ETEC causes diarrhea in children and tourists

Enterotoxigenic Escherichia coli (ETEC) are one of the most important causes of diarrhea in young children in low and middle-income countries (LMIC) as well as in travelers to these countries. Being responsible for tens of thousands of child deaths in LMIC these bacteria can inflict a nutritional insult in many many more. The secreted heat-stable (ST) and heat-labile (LT) enterotoxins elicit net secretion of salts and water, resulting in diarrhea, in the most serious cases producing a profuse cholera-like condition.

Controlled human infection model

At the Department of Clinical Science, UiB and Haukeland University Hospital, our efforts have centered on developing a human challenge model with an ST-only ETEC strain and immunological assays to evaluate human immune responses to ETEC infection and future ETEC vaccine candidates. The model will be used to test protective efficacy of ST-based vaccine candidates; in other words whether volunteers who have been given the vaccine candidate are less affected than those given a placebo vaccine when they are later experimentally infected with an ETEC strain.
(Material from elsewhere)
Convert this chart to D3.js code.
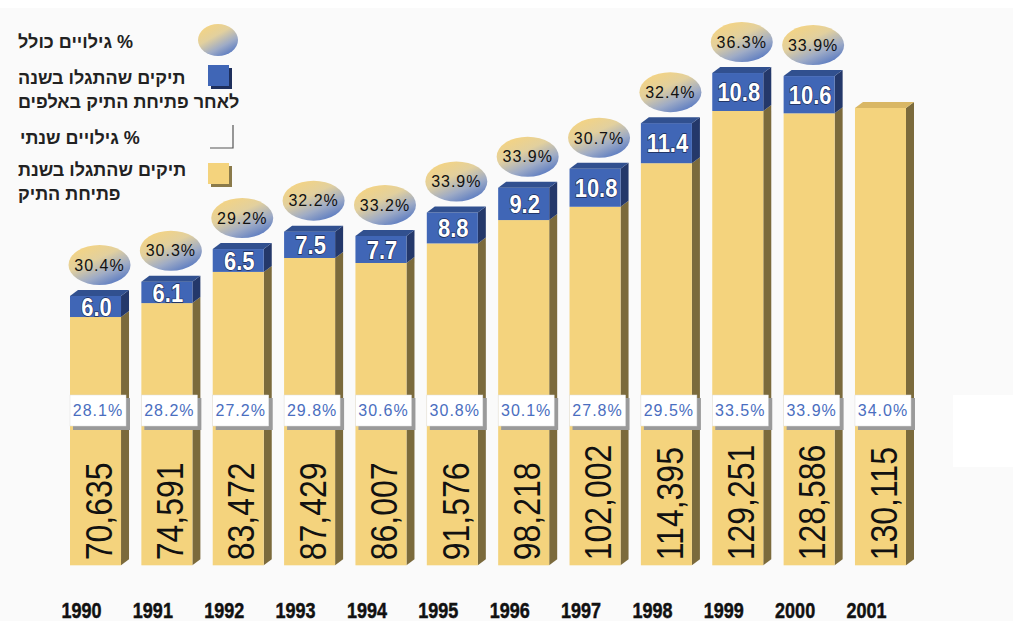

Until now, 60 volunteers have been experimentally infected with three different epidemiologically relevant ETEC strains. The project has attracted attention from local media and TV. Our project have shown the feasibility of conducting human challenge studies in Bergen, and an ETEC strain to test ST-based vaccine components has been identified. The ETEC strain TW11681 was tested in 9 of these volunteers and found to elicit abdominal symptoms in some volunteers, but hardly any diarrheal disease. However, the TW10722 strains was found to be SAFE and suitable as it could cause diarrheal illness in 79% of adult volunteers.

Immune responses against ETEC

Immunoassays to evaluate responses towards major ETEC antigens are being developed. The proliferation of ETEC during infection, and sublingual saliva as a noninvasive proxy for intestinal immune induction has been assessed. Further studies on immune responses include mass cytometry (CyTOF) examination of peripheral blood immune cell subsets during infection, and multiplex bead-based assays that measure antibody responses to major ETEC virulence factors.


Cross-faculty and international collaboration

The ETEC research work performed in Bergen involves researchers at the University of Bergen, including from the Faculty of Medicine and the Faculty of Mathematics and Natural Sciences, from Haukeland University Hospital, and from NORCE Norwegian Research Centre AS. More information regarding the vaccine development arm of the project can be found here.

The research is done in collaboration with researchers at Norwegian Institute of Public Health in Oslo, the University of Maryland School of Medicine in Baltimore, University of Virginia in Charlottesville, Tulane University in New Orleans, Kansas State University in Manhattan, Indian Institute of Science in Bangalore and Institut Pasteur in Paris.

Funding

The ETEC research group has been made possible by grants from the Research Council of Norway, the European Union (through the STOPENTERICS network), EVI and PATH.